The volume is organized into three thematic sections. Part I examines institutional dimensions of democratic backsliding and resilience. Starting with democracies in the Global South, it includes chapters on the erosion of democracy’s institutional guardrails in India by Milan Vaishnav, and the sources of democratic institutional fragility in Southeast Asia by Meredith L. Weiss and Allen Hicken. The complex relationship between state capacity and democratic accountability in sub-Saharan Africa is then examined by Jaimie Bleck and Nicolas van de Walle. Shifting attention to institutional challenges in the Global North, Frances Cayton and Bryn Rosenfeld explain how the politicization of the public sector can be a source of autocratic support in Eastern Europe and beyond. David A. Bateman, Robert Lieberman and Aaron Childree conclude the section with an analysis of the political manipulation of electoral administration in the US.

Part II examines democratic struggles in different social spheres, including civil society, social media, and political messaging. Starting with Latin America, Lindsay Mayka analyzes the politicization of crime and gender hierarchies and the narrowing of citizenship rights. Shifting the focus to Eastern Europe, the section includes a chapter by Béla Greskovits on civil society networks and authoritarian political mobilization in Hungary, as well as a chapter by Michael Bernhard on civil societies and democratic “social accountability” in post-Communist Europe. Mark R. Beissinger then explores the institutional conditions and political timing that influence the effectiveness of civil society resistance to backsliding in Eastern Europe. Alexandra Cirone analyzes social media and the corrosive effects of disinformation on democracy. M. Steven Fish concludes the section by exploring the impact of political messaging and “dominance” strategies on the effectiveness of campaigns against autocratic figures.
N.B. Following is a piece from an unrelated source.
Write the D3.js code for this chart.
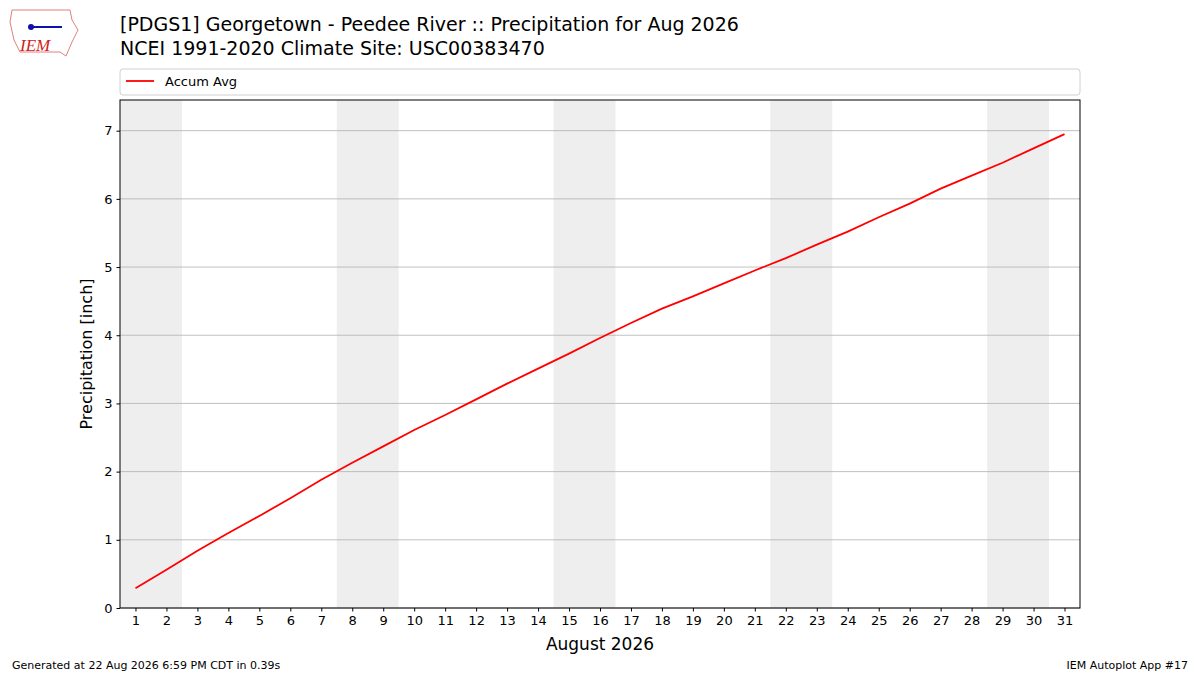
<!DOCTYPE html>
<html><head><meta charset="utf-8">
<script src="https://cdn.jsdelivr.net/npm/d3@7"></script>
<style>body{margin:0;background:#fff;font-family:"DejaVu Sans",sans-serif}</style>
</head><body><svg id="c" width="1200" height="675"></svg>
<script>
const days = d3.range(1,32);
const accumAvg = [0.29,0.56,0.84,1.10,1.35,1.61,1.88,2.13,2.37,2.61,2.83,3.06,3.29,3.51,3.73,3.96,4.18,4.39,4.57,4.76,4.95,5.13,5.33,5.52,5.73,5.93,6.15,6.34,6.53,6.74,6.95];
const weekends = [[1,2],[8,9],[15,16],[22,23],[29,30]];
const yTicks = [0,1,2,3,4,5,6,7];

const svg = d3.select("#c");
const L=120,R=1080,T=100,B=608;
const x = d3.scaleLinear().domain([0.5,31.5]).range([L,R]);
const y = d3.scaleLinear().domain([0,7.45]).range([B,T]);
const f = "DejaVu Sans, sans-serif";

svg.selectAll(".wk").data(weekends).enter().append("rect")
  .attr("x",d=>x(d[0]-0.5)).attr("width",d=>x(d[1]+0.5)-x(d[0]-0.5))
  .attr("y",T).attr("height",B-T).attr("fill","#eeeeee");

svg.selectAll(".gl").data(yTicks).enter().append("line")
  .attr("x1",L).attr("x2",R).attr("y1",d=>y(d)).attr("y2",d=>y(d))
  .attr("stroke","#b0b0b0").attr("stroke-width",0.8);

const xa = svg.append("g").attr("transform",`translate(0,${B})`)
  .call(d3.axisBottom(x).tickValues(days).tickSize(3.5).tickPadding(4));
const ya = svg.append("g").attr("transform",`translate(${L},0)`)
  .call(d3.axisLeft(y).tickValues(yTicks).tickSize(3.5).tickPadding(4));
[xa,ya].forEach(a=>{a.select(".domain").remove();a.selectAll("text").attr("font-size",13).attr("font-family",f).attr("fill","#000");a.selectAll("line").attr("stroke","#000");});

svg.append("rect").attr("x",L).attr("y",T).attr("width",R-L).attr("height",B-T)
  .attr("fill","none").attr("stroke","#000").attr("stroke-width",1);

svg.append("path").datum(days.map((d,i)=>[d,accumAvg[i]]))
  .attr("d",d3.line().x(d=>x(d[0])).y(d=>y(d[1])))
  .attr("fill","none").attr("stroke","red").attr("stroke-width",1.8);

// legend
svg.append("rect").attr("x",120).attr("y",69).attr("width",960).attr("height",26).attr("rx",3)
  .attr("fill","#fff").attr("stroke","#d0d0d0");
svg.append("line").attr("x1",126).attr("x2",154).attr("y1",81).attr("y2",81).attr("stroke","red").attr("stroke-width",1.8);
svg.append("text").attr("x",165).attr("y",86).attr("font-size",13).attr("font-family",f).text("Accum Avg");

svg.append("text").attr("x",120).attr("y",31).attr("font-size",19).attr("font-family",f).text("[PDGS1] Georgetown - Peedee River :: Precipitation for Aug 2026");
svg.append("text").attr("x",120).attr("y",55).attr("font-size",19).attr("font-family",f).text("NCEI 1991-2020 Climate Site: USC00383470");

svg.append("text").attr("x",600).attr("y",650).attr("text-anchor","middle").attr("font-size",17).attr("font-family",f).text("August 2026");
svg.append("text").attr("transform",`translate(92,${(T+B)/2}) rotate(-90)`).attr("text-anchor","middle").attr("font-size",16).attr("font-family",f).text("Precipitation [inch]");

svg.append("text").attr("x",12).attr("y",669).attr("font-size",11).attr("font-family",f).text("Generated at 22 Aug 2026 6:59 PM CDT in 0.39s");
svg.append("text").attr("x",1188).attr("y",669).attr("text-anchor","end").attr("font-size",11).attr("font-family",f).text("IEM Autoplot App #17");

// logo
svg.append("path").attr("d","M12,10 L70,10 L72,20 L78,30 L72,42 L66,56 L60,52 L20,52 L14,40 L10,22 Z")
  .attr("fill","#fff").attr("stroke","#e08080").attr("stroke-width",1);
svg.append("text").attr("x",20).attr("y",51).attr("font-size",17).attr("font-style","italic").attr("font-family","Liberation Serif, serif").attr("fill","#d02020").text("IEM");
svg.append("line").attr("x1",30).attr("x2",62).attr("y1",27).attr("y2",27).attr("stroke","#1010b0").attr("stroke-width",2);
svg.append("circle").attr("cx",31).attr("cy",27).attr("r",3).attr("fill","#1010b0");
</script></body></html>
Finally, Part III examines regional and international dimensions of the rise of the populist radical right and the challenges it poses to democracy in Europe and beyond. It starts with a chapter by Mabel Berezin on transnationalism, the erosion of citizen security, and the “normalization” of the nationalist right in Europe. Next, Dorothee Bohle and Aida A. Hozić analyze the transnational alliances between mainstream parties and the radical right that have undermined the capacity of European institutions to defend democracy in Eastern Europe. Stefano Palestini and Cristóbal Rovira Kaltwasser then explore the cross-regional political linkages fostered by the Foro Madrid, which connects the populist radical right in Spain and Europe to their affiliates in Latin America. Valerie J. Bunce concludes with an agenda-setting essay on the lessons learned and how they should influence our understanding of democracy, its political fragilities, and diverse efforts to defend and sustain it.

Taken together, these chapters shed new light on the nature of the challenges confronted by democracies in contemporary global politics. They dissect the sources and limitations of popular support for democratic and autocratic alternatives, the institutional sites they struggle to control, and the civic spheres over which they contend. Understanding these challenges, we believe, is not only essential for safeguarding existing democracies, but also for reinforcing their capacity to point the way toward better, and more expansive, democratic futures.

Footnotes

1 The model of an autogolpe is certainly not without historical precedents; see, for example, Karl Marx’s classic account of Louis Bonaparte’s self-coup in The Eighteenth Brumaire of Louis Bonaparte (New York: International Publishers, 1963).

2 Writing during the early stages of rising partisan polarization in the US, Linz (Reference Linz1990: 53) also suggested that American democracy had avoided the destabilizing “perils of presidentialism” precisely because of “the uniquely diffuse character” of its moderate, two-party system with centripetal competitive dynamics in the postwar era.